When asked, “How do you feel about those fans who really hated the finale?”, Lindelof responds: “To be clear, we are not indifferent to fan reaction. We care about what they think. A lot. And the hardest part for me about the end of Lost has been the people who are so angry at the show. To read that I personally wasted the last six years of your life, or to read that people think we lied to them – it’s very hurtful. It sucks to hear that.”

Cuse is a little more diplomatic in saying, “It was never going to be possible for us to fulfill everyone’s expectations or desires for the show. But the fact that there seems to be a significant amount of people for whom the finale was very meaningful is very gratifying.”

You can find this excerpt and a description of the interview on the magazine’s web site, but you’ll need to actually buy the issue to read the whole thing.


  1. Rob Q

    I am one of the devoted Lost followers who was satisfied with the ending, at least after I had time to digest it, and to me it was definitely six years well spent.

    However, I have to say I was disappointed many of the questions were not answered, much like everyone else. I am salivating over the upcoming 12 minutes, just to get the final closure.

    The scene above, despite answering one question, to me raises another. If Dharma has been defunct for 20 years, where has the food been coming from? We now know how and why the drops occurred, but not how the food ended up in the warehouse to begin with.

    Also, the video was a bit fuzzy, but were those coordinates which printed out or something else?

    I guess Lost is a show that will never end.

    • Josh Zyber

      I think we have to assume that DHARMA set up some kind of trust account to perptually fund the operations at this “Logistics Warehouse,” even after the organization itself went defunct. What little we know about DHARMA is that its founder Alvar Hanso was a very wealthy man.

  2. besch64

    I’ve seen the entire thing. Let me tell you, the explanation for the palette drops is entirely unsatisfying.


    Essentially, these two bums have just been hanging around in Guam sending food once every couples months to different coordinates around the world. They receive the coordinates via fax machine. That seems pretty simple. Just two guys who are unaware of the fact that DHARMA had dissolved. I guess it makes sense that the coordinates are sent by an automated system in the Lamp Post station. I’ll buy all this.

    But wait a second… I’m remembering something… didn’t Penny say something about money, and how having enough of it can help you find anything? That’s how she was able t find Desmond and the island. And wasn’t there some super-rich guy trying to find the island too?

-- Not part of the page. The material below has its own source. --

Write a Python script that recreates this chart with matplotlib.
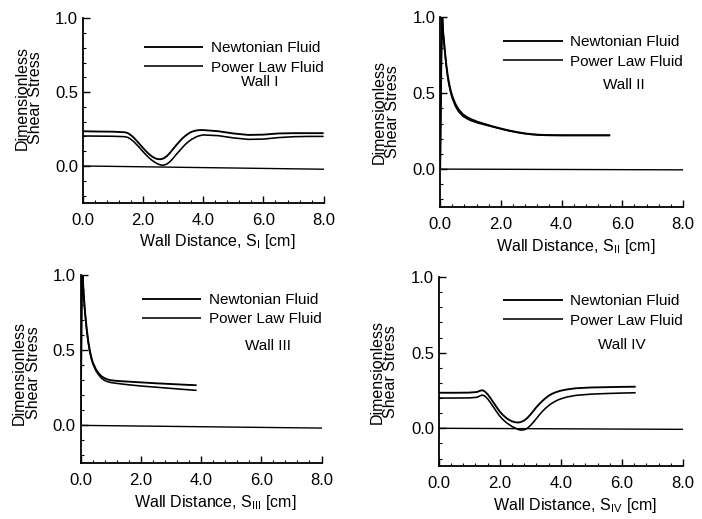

    So wait. They’re asking us to believe that Widmore, one of the richest men in the world who is desperate to find the island, was unable to find this operational DHARMA station in Guam that literally has the coordinates of the island faxed to them all the time? I call bullshit. I call so much bullshit.


    Here, check this out. You want a creative and logical answer to the palette drop? Here it is:

    Remember how the island is surrounded by a bubble of disrupted space/time or whatever? That’s why it takes the helicopter a day to fly a mile and how the doctor’s body washes up on shore before he even died. And that’s why you need to enter the “bubble” at the exact right entry point or else you get seriously fucked up. So DHARMA sent the palettes through this entry point. But one day, something went wrong and the drone flew into the bubble in the wrong spot. Due to the disruption in space/time, it didn’t arrive until 20 years later.

    Bam. The end. I just solved a Lost mystery better than the writers.

    • Josh Zyber

      I haven’t seen the full 12-minute epilogue yet, but I think there’s one point you’re missing. The Guam facility was continuing to receive coordinates from the Lamp Post station. The Lamp Post was where Eloise had that giant pendulum thing that predicted where and when the island would appear. So Eloise knew all along how to get to the island. She was actively hiding this from Widmore and working to prevent him from learning it due to their falling out.

      So it’s not like Widmore just overlooked this Logistics Warehouse in his search. Eloise had taken steps to make sure he wouldn’t find it, and thus wouldn’t find the island.